> [WHAT TO PRODUCE]:
Each line of the material must be repeated precisely, with the pictures left out.

> [DATA EXTRACT]:
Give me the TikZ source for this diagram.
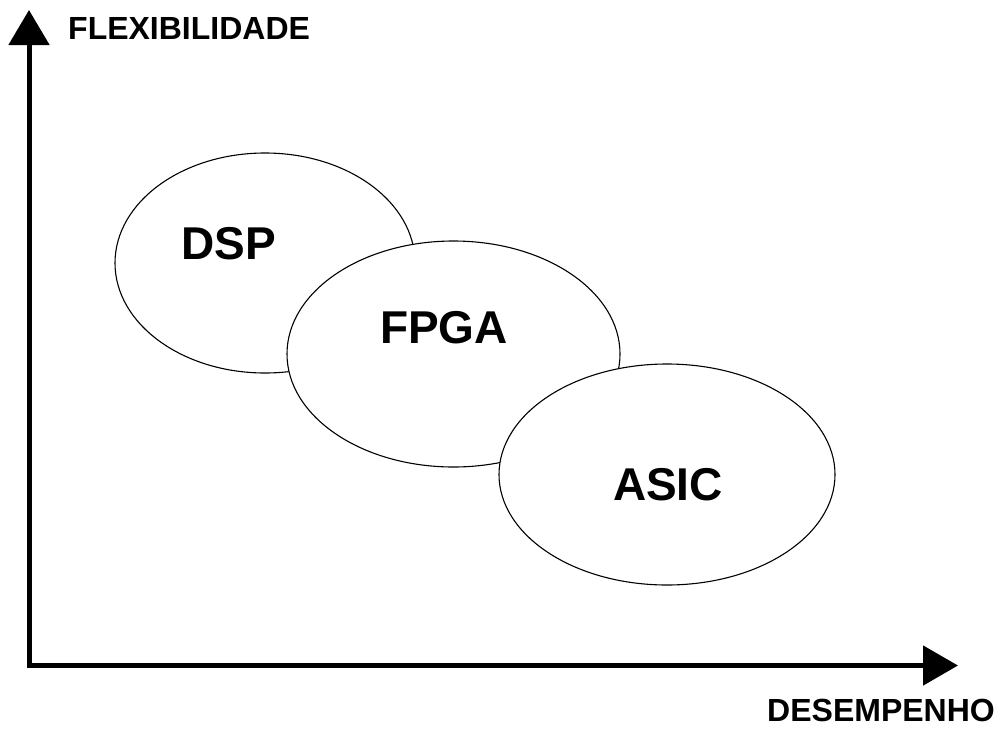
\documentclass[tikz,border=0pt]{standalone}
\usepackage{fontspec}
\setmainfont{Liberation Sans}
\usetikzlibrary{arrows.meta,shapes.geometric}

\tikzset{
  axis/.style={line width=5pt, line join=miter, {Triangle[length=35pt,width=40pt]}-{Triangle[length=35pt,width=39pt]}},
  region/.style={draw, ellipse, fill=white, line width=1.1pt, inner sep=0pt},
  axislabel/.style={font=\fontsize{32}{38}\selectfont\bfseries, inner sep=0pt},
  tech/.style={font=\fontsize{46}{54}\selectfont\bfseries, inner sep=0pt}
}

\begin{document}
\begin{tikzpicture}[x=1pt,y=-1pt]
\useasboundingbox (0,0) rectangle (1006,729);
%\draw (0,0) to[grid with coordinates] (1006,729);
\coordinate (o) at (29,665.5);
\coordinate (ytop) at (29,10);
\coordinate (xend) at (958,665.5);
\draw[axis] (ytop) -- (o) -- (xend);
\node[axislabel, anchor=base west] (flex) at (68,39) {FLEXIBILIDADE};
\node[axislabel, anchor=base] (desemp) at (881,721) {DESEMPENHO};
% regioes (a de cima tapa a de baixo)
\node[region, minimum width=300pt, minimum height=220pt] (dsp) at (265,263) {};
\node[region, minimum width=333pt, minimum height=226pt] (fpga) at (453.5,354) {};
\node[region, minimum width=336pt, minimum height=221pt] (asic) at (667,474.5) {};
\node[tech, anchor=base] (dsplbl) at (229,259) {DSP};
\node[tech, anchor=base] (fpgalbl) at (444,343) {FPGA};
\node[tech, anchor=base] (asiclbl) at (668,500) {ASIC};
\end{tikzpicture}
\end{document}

> [RESULT FOR THIS TASK]:
Give me the TikZ source for this diagram.
\documentclass[tikz,border=0pt]{standalone}
\usepackage{fontspec}
\setmainfont{Liberation Sans}
\usetikzlibrary{arrows.meta,shapes.geometric}

\tikzset{
  axis/.style={line width=5pt, line join=miter, {Triangle[length=35pt,width=40pt]}-{Triangle[length=35pt,width=39pt]}},
  region/.style={draw, ellipse, fill=white, line width=1.1pt, inner sep=0pt},
  axislabel/.style={font=\fontsize{32}{38}\selectfont\bfseries, inner sep=0pt},
  tech/.style={font=\fontsize{46}{54}\selectfont\bfseries, inner sep=0pt}
}

\begin{document}
\begin{tikzpicture}[x=1pt,y=-1pt]
\useasboundingbox (0,0) rectangle (1006,729);
%\draw (0,0) to[grid with coordinates] (1006,729);
\coordinate (o) at (29,665.5);
\coordinate (ytop) at (29,10);
\coordinate (xend) at (958,665.5);
\draw[axis] (ytop) -- (o) -- (xend);
\node[axislabel, anchor=base west] (flex) at (68,39) {FLEXIBILIDADE};
\node[axislabel, anchor=base] (desemp) at (881,721) {DESEMPENHO};
% regioes (a de cima tapa a de baixo)
\node[region, minimum width=300pt, minimum height=220pt] (dsp) at (265,263) {};
\node[region, minimum width=333pt, minimum height=226pt] (fpga) at (453.5,354) {};
\node[region, minimum width=336pt, minimum height=221pt] (asic) at (667,474.5) {};
\node[tech, anchor=base] (dsplbl) at (229,259) {DSP};
\node[tech, anchor=base] (fpgalbl) at (444,343) {FPGA};
\node[tech, anchor=base] (asiclbl) at (668,500) {ASIC};
\end{tikzpicture}
\end{document}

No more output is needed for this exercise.